“Sarei potuto finire all’Atletico Madrid, nel 2013, ricongiungendomi col Cholo Simeone che avevo già avuto al San Lorenzo. Invece andai al Metalist Kharkiv, poi l’Atalanta: sognavo la big, poi ho pensato che con la società e il mister avrei potuto far diventare una grande la mia squadra. Ma l’amore eterno non l’ho promesso mai: solo a mia moglie Linda…”
. Un Papu Gomez in vena di dichiarazioni senza peli sulla lingua né ipocrisie quello apparso in viceochat con il socio di Perform Emanuele Arioli: “Non l’ho fatto nemmeno col Catania che mi ha lanciato in Italia, non lo faccio adesso che ho più di 200 presenze con la squadra di Bergamo. Non mi va di fare il falso”.
“Non ho mai baciato nessuna maglia, nemmeno quella dell’Arsenal Sarandì con cui vinse la Copa Sudamericana nel 2007 segnando una doppietta all’America allo Stadio Azteca – ha rimarcato il capitano nerazzurro -. Lo consiglio sempre ai giovani: il calcio cambia, magari domani litighi con presidente o allenatore e te ne devi andare”. Il numero 10 s’è comunque detto lietissimo di rappresentare la Bergamo del pallone: “Voglio tornare in campo come stanno facendo in Germania per regalare gioia ai tifosi, anche se costretti a casa. In Champions League dopo le sconfitte nelle 3 partite di andata del girone abbiamo acquisito una consapevolezza incredibile, con Gasperini la fase di finalizzazione è agevolata dal fatto che chiunque in squadra, da Gosens a Toloi fino a Djimsiti e ai centrocampisti, sa crossare e fare l’assist. Altrimenti io non avrei segnato 16 gol nella prima stagione del nuovo corso, o Zapata o Ilicic sarebbero in grado di far gol a grappoli e giocare come giocano”.

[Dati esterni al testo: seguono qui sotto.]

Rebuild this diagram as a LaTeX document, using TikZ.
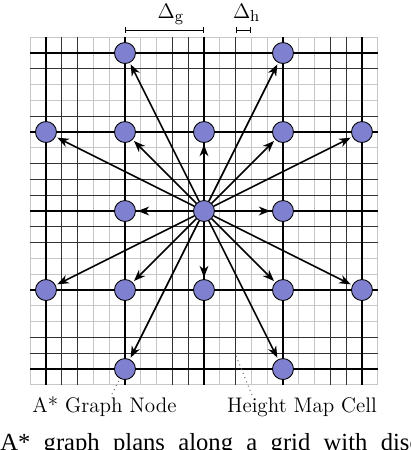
\documentclass[tikz,border=0pt]{standalone}
\usepackage{fontspec}
\newfontfamily\capfont{Liberation Serif}
\usetikzlibrary{positioning, arrows.meta, calc}
\definecolor{nodeblue}{RGB}{128,128,208}

\begin{document}
\begin{tikzpicture}[
    x=1.58cm, y=1.58cm,
    hcell/.style={draw=black!22, line width=0.4pt},
    hcelldark/.style={draw=black!80, line width=0.55pt},
    gline/.style={draw=black, line width=0.6pt},
    glinethick/.style={draw=black, line width=1.3pt},
    gnode/.style={
        circle,
        draw=black,
        line width=0.5pt,
        fill=nodeblue,
        minimum size=0.42cm,
        inner sep=0pt
    },
    move/.style={-{Stealth[length=6.5pt,width=5pt,inset=2pt]}, line width=0.9pt, shorten >=1pt},
    pointer/.style={dotted, draw=black!55, line width=0.6pt},
    dimbar/.style={{Bar[width=3pt]}-{Bar[width=3pt]}, line width=0.6pt},
    lbl/.style={font=\large, inner sep=0pt},
    dimlbl/.style={font=\fontsize{13}{15}\selectfont, inner sep=0pt}
]
\clip (-2.582,-3.025) rectangle (2.608,2.671);

% --- height map cells ---
\foreach \k in {-11,...,11} {
    \draw[hcell] (\k/5,-2.2) -- (\k/5,2.2);
    \draw[hcell] (-2.2,\k/5) -- (2.2,\k/5);
}
\foreach \x in {-1.8,-1.6,-0.4,-0.2,0.4,1.6,1.8}
    \draw[hcelldark] (\x,-2.2) -- (\x,2.2);
\foreach \y in {1.8,1.2,0.6,0.4,0.2,-0.2,-0.4,-1.6,-1.8}
    \draw[hcelldark] (-2.2,\y) -- (2.2,\y);

% --- graph lines ---
\foreach \x in {-1,1} \draw[gline] (\x,-2.2) -- (\x,2.2);
\foreach \y in {1,-1,-2} \draw[gline] (-2.2,\y) -- (2.2,\y);
\foreach \x in {-2,0,2} \draw[glinethick] (\x,-2.2) -- (\x,2.2);
\foreach \y in {2,0} \draw[glinethick] (-2.2,\y) -- (2.2,\y);

% --- graph nodes and moves ---
\node[gnode] (n22) at (0,0) {};
\foreach \c/\r in {1/0,3/0,0/1,1/1,2/1,3/1,4/1,1/2,3/2,0/3,1/3,2/3,3/3,4/3,1/4,3/4} {
    \node[gnode] (n\c\r) at (\c-2,2-\r) {};
    \draw[move] (n22) -- (n\c\r);
}

% --- spacings ---
\coordinate (dg1) at (-1,2.29);
\coordinate (dg2) at (0,2.29);
\draw[dimbar] (dg1) -- (dg2);
\node[dimlbl, anchor=base] (dglabel) at (-0.42,2.443) {$\Delta_{\mathrm{g}}$};
\coordinate (dh1) at (0.4,2.29);
\coordinate (dh2) at (0.6,2.29);
\draw[dimbar] (dh1) -- (dh2);
\node[dimlbl, anchor=base] (dhlabel) at (0.54,2.443) {$\Delta_{\mathrm{h}}$};

% --- legend ---
\node[lbl, anchor=base] (gnlabel) at (-1.26,-2.544) {A* Graph Node};
\node[lbl, anchor=base] (hmlabel) at (1.24,-2.544) {Height Map Cell};
\coordinate (cell) at (0.4,-1.82);
\draw[pointer] ([xshift=0.15cm, yshift=1pt]gnlabel.north) -- (n14);
\draw[pointer] ([xshift=-1cm, yshift=1pt]hmlabel.north) -- (cell);

\node[anchor=base west, inner sep=0pt, font=\capfont\fontsize{14}{16}\selectfont] (caption) at (-2.582,-3.032) {\spaceskip=7.6pt A* graph plans along a grid with disc};

\end{tikzpicture}
\end{document}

Qualche cenno sul prima e sul dopo, col Gasp comunque da spartiacque. “Nel 2007 mi alternavo con Leonardo Biagini accanto a Calderon in Copa Sudamericana, nell’Arsenal di Sarandì: nella semifinale col River Plate rimasi fuori, nella finale all’Azteca contro l’America. Che carriera avrei avuto se Biagini non si fosse strappato e io non avessi fatto gol? – si chiede il Papu -. Nell’anno e mezzo al San Lorenzo, una big, non riuscii invece a tirar fuori il meglio di me: a vent’anni o meno si fanno cazzate, non ero maturo i primi tempi col Cholo. Il Catania fu il trampolino di lancio. Il momento dopo l’Ucraina al Metalist fu abbastanza buio: arrivai all’Atalanta all’ultimo giorno di mercato dopo essermi allenato tre mesi da solo, fisicamente non ero a posto. Poi mandarono via Colantuono, con Reja ebbi più continuità grazie al 4-3-3 ma restammo 14 partite senza vincere. Adesso regaliamo felicità a una città che s’è dovuta fermare per il virus ma ha il diritto di tornare a gioire”.